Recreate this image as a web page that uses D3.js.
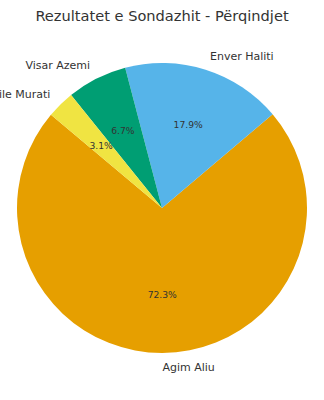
<!DOCTYPE html>
<html>
<head>
<meta charset="utf-8">
<script src="https://cdn.jsdelivr.net/npm/d3@7"></script>
<style>
  body { margin: 0; background: #fff; }
  svg { display: block; font-family: "DejaVu Sans", sans-serif; }
</style>
</head>
<body>
<div id="chart"></div>
<script>
// poll results, in drawing order
var candidates = ["Agim Aliu", "Enver Haliti", "Visar Azemi", "Qamile Murati"];
var shares = [72.3, 17.9, 6.7, 3.1];
var colors = ["#E69F00", "#56B4E9", "#009E73", "#F0E442"];

var width = 324, height = 400;
var cx = 162, cy = 208, radius = 145;
var startDeg = 140; // counter-clockwise from 3 o'clock, like matplotlib

var svg = d3.select("#chart").append("svg")
    .attr("width", width)
    .attr("height", height);

svg.append("text")
    .attr("x", width / 2)
    .attr("y", 21)
    .attr("text-anchor", "middle")
    .style("font-size", "14.6px")
    .attr("fill", "#333")
    .text("Rezultatet e Sondazhit - Përqindjet");

var data = candidates.map(function(c, i) {
    return {name: c, value: shares[i], color: colors[i]};
});

// d3 angles run clockwise from 12 o'clock
var a0 = (90 - startDeg) * Math.PI / 180;
var pie = d3.pie()
    .sort(null)
    .value(function(d) { return d.value; })
    .startAngle(a0)
    .endAngle(a0 - 2 * Math.PI);

var arc = d3.arc().innerRadius(0).outerRadius(radius);

var g = svg.append("g")
    .attr("transform", "translate(" + cx + "," + cy + ")");

var slices = pie(data);

g.selectAll("path")
    .data(slices)
    .enter().append("path")
    .attr("d", arc)
    .attr("fill", function(d) { return d.data.color; });

function mid(d) { return (d.startAngle + d.endAngle) / 2; }

// outer name labels
g.selectAll("text.name")
    .data(slices)
    .enter().append("text")
    .attr("class", "name")
    .attr("x", function(d) { return Math.sin(mid(d)) * radius * 1.1; })
    .attr("y", function(d) { return -Math.cos(mid(d)) * radius * 1.1; })
    .attr("dy", "0.35em")
    .attr("text-anchor", function(d) { return Math.sin(mid(d)) > 0 ? "start" : "end"; })
    .style("font-size", "11px")
    .attr("fill", "#333")
    .text(function(d) { return d.data.name; });

// percentages inside
g.selectAll("text.pct")
    .data(slices)
    .enter().append("text")
    .attr("class", "pct")
    .attr("x", function(d) { return Math.sin(mid(d)) * radius * 0.6; })
    .attr("y", function(d) { return -Math.cos(mid(d)) * radius * 0.6; })
    .attr("dy", "0.35em")
    .attr("text-anchor", "middle")
    .style("font-size", "9.2px")
    .attr("fill", "#333")
    .text(function(d) { return d.data.value.toFixed(1) + "%"; });
</script>
</body>
</html>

| Brief |
Reproduce the whole listing exactly, but not the images in it.

| Full answer |
Recreate this image as a web page that uses D3.js.
<!DOCTYPE html>
<html>
<head>
<meta charset="utf-8">
<script src="https://cdn.jsdelivr.net/npm/d3@7"></script>
<style>
  body { margin: 0; background: #fff; }
  svg { display: block; font-family: "DejaVu Sans", sans-serif; }
</style>
</head>
<body>
<div id="chart"></div>
<script>
// poll results, in drawing order
var candidates = ["Agim Aliu", "Enver Haliti", "Visar Azemi", "Qamile Murati"];
var shares = [72.3, 17.9, 6.7, 3.1];
var colors = ["#E69F00", "#56B4E9", "#009E73", "#F0E442"];

var width = 324, height = 400;
var cx = 162, cy = 208, radius = 145;
var startDeg = 140; // counter-clockwise from 3 o'clock, like matplotlib

var svg = d3.select("#chart").append("svg")
    .attr("width", width)
    .attr("height", height);

svg.append("text")
    .attr("x", width / 2)
    .attr("y", 21)
    .attr("text-anchor", "middle")
    .style("font-size", "14.6px")
    .attr("fill", "#333")
    .text("Rezultatet e Sondazhit - Përqindjet");

var data = candidates.map(function(c, i) {
    return {name: c, value: shares[i], color: colors[i]};
});

// d3 angles run clockwise from 12 o'clock
var a0 = (90 - startDeg) * Math.PI / 180;
var pie = d3.pie()
    .sort(null)
    .value(function(d) { return d.value; })
    .startAngle(a0)
    .endAngle(a0 - 2 * Math.PI);

var arc = d3.arc().innerRadius(0).outerRadius(radius);

var g = svg.append("g")
    .attr("transform", "translate(" + cx + "," + cy + ")");

var slices = pie(data);

g.selectAll("path")
    .data(slices)
    .enter().append("path")
    .attr("d", arc)
    .attr("fill", function(d) { return d.data.color; });

function mid(d) { return (d.startAngle + d.endAngle) / 2; }

// outer name labels
g.selectAll("text.name")
    .data(slices)
    .enter().append("text")
    .attr("class", "name")
    .attr("x", function(d) { return Math.sin(mid(d)) * radius * 1.1; })
    .attr("y", function(d) { return -Math.cos(mid(d)) * radius * 1.1; })
    .attr("dy", "0.35em")
    .attr("text-anchor", function(d) { return Math.sin(mid(d)) > 0 ? "start" : "end"; })
    .style("font-size", "11px")
    .attr("fill", "#333")
    .text(function(d) { return d.data.name; });

// percentages inside
g.selectAll("text.pct")
    .data(slices)
    .enter().append("text")
    .attr("class", "pct")
    .attr("x", function(d) { return Math.sin(mid(d)) * radius * 0.6; })
    .attr("y", function(d) { return -Math.cos(mid(d)) * radius * 0.6; })
    .attr("dy", "0.35em")
    .attr("text-anchor", "middle")
    .style("font-size", "9.2px")
    .attr("fill", "#333")
    .text(function(d) { return d.data.value.toFixed(1) + "%"; });
</script>
</body>
</html>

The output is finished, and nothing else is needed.